We are facing a revolution in phenomics just like the one created in genomics in the last two decades. Tremendous efforts have been recently spent on developing high-throughput phenotyping devices on probing important traits such as tumor size and volume, plant photosynthesis and nutrient-use efficiency, etc. and on using these devices to screen millions of individuals under real or simulated environmental conditions.

Large-scale, high-throughput phenotyping has provided huge amounts of phenotype data at relatively low cost. The high-quality phenotype data with explicit biological meanings provide opportunities for computational modeling the molecular networks that control complex traits such as outcome, stress tolerance and metabolism or even the interactions of organisms in a community. With the large volume of phenotype data, researchers expect to immediately identify traits with efficiency-boosting machinery, and quickly generate and test biomedical hypotheses that may lead to a new breakthrough in biological research or clinical trial. However, phenotype data are incredibly complex. Unlike the genotype, the phenotype of an organism can be described at many levels of granularity ranging from a single molecular to metabolic networks to physiological systems, all the way to population behaviors. Moreover, phenotypes are dynamic and are subject to environmental changes, and most phenotypes are described as continuous functions as opposed to the discrete characters (e.g. ACGT) of the genotype.

Phenomics poses formidable big data challenges. It is difficult to analyze a single phenotype represented as a huge matrix containing millions of individuals across hundreds of thousands sampling time points under varying environmental conditions, let alone multiple phenotypes, each with a different biological meaning. How can we process, mine and visualize all the phenotype data? Which variety has better yield than the others? How are they different from each other? There are now high-throughput phenotyping devices that can non-invasively measure hundreds or thousands of individuals in parallel all through their life span, generating huge amounts of data. But there is a lack of infrastructure to analyze phenotypic information, and to correlate it with other big biological data (e.g. transcriptomics data generated using NGS technologies) is still limited, making developing novel pheno-informatics approaches imperative.

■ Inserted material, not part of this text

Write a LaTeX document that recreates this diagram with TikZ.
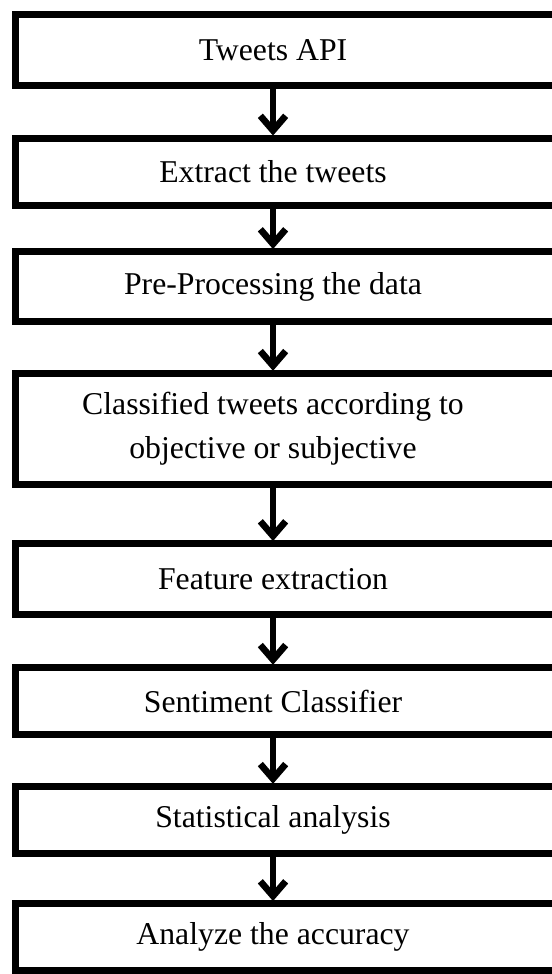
\documentclass[tikz,border=0pt]{standalone}
\usepackage{fontspec}
\setmainfont{Liberation Serif}
\usetikzlibrary{arrows.meta,calc}

\begin{document}
\begin{tikzpicture}[
  x=0.75pt, y=-0.75pt,
  stepbox/.style={draw=none, inner sep=0pt, align=center,
    font=\fontsize{23.8pt}{33pt}\selectfont},
  frame/.style={draw=black, line width=5.2pt},
  flow/.style={draw=black, line width=5pt,
    -{Straight Barb[length=11pt, width=19pt, line width=5pt]}, shorten >=2pt}
]
\useasboundingbox (0,0) rectangle (552,974);
\clip (0,0) rectangle (552,974);
\fill[white] (0,0) rectangle (552,974);

% process steps (text centred on the arrow column)
\node[stepbox, minimum height=70.5*0.75pt] (n1) at (273,50)    {Tweets API};
\node[stepbox, minimum height=67*0.75pt]   (n2) at (273,172)   {Extract the tweets};
\node[stepbox, minimum height=69*0.75pt]   (n3) at (273,286.5) {Pre-Processing the data};
\node[stepbox, minimum height=110.5*0.75pt](n4) at (273,429)   {Classified tweets according to\\objective or subjective};
\node[stepbox, minimum height=70*0.75pt]   (n5) at (273,579)   {Feature extraction};
\node[stepbox, minimum height=66.5*0.75pt] (n6) at (273,701)   {Sentiment Classifier};
\node[stepbox, minimum height=66.5*0.75pt] (n7) at (273,820)   {Statistical analysis};
\node[stepbox, minimum height=66*0.75pt]   (n8) at (273,937)   {Analyze the accuracy};

% frames: left edge at the margin, right edge running past the page
\foreach \n in {n1,n2,n3,n4,n5,n6,n7,n8}{
  \draw[frame] ($(\n.north)+(-257.5,0)$) rectangle ($(\n.south)+(330,0)$);
}

% connectors
\draw[flow] (n1.south) -- (n2.north);
\draw[flow] (n2.south) -- (n3.north);
\draw[flow] (n3.south) -- (n4.north);
\draw[flow] (n4.south) -- (n5.north);
\draw[flow] (n5.south) -- (n6.north);
\draw[flow] (n6.south) -- (n7.north);
\draw[flow] (n7.south) -- (n8.north);
\end{tikzpicture}
\end{document}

Our research mainly focuses on exploring the strategies, algorithms and tools for organizing, mining and visualizing phenomics data. By tightly collaborating with the labs on phenotyping technology development, especially with Dr. David M Kramer, and with multiple funding supports from the DOE, NSF and MSU, we have developed a series of computational tools for phenomics data analysis, and have demonstrated their effectiveness on phenotype knowledge discoveries.

The rapid development of phenotyping platforms is never ending. New platforms, e.g. the Plant Accelerator in Australia and the Dynamic Environmental Phenotype Imager (DEPI) in PRL, have effectively increased the speed and scale of plant physiological characterization. To cope with the rapid phenotyping platform development, we set three aims on phenomics data analysis, which will result in intelligent pheno-informatics tools to be developed, leading to effective phenotypic pattern identification and precise gene function discovery. Taken together, we will introduce new phenomics data representations and develop novel algorithms for relating and visualizing phenotype data, thus significantly broadening the research area of phenomics.

•    Aim 1. Develop inter-functional pattern discovery algorithms to identify phenotype clusters, construct dynamic phenotype networks, and develop data-driven phenotype ontology to turn sophisticated phenomics data into testable hypotheses, to discover important genes, and to connect biological processes.

•    Aim 2. Develop phenome-genome-environment interaction discovery algorithms to identify emergent phenotype-genotype patterns under dynamic environments. The algorithms will take full advantage of the availability of multi-omics data and domain knowledge.

•    Aim 3. Develop an interactive instant phenotype analysis package for complex phenome/genome data processing and display using integrative approximation and multi-dimensional visualization methods.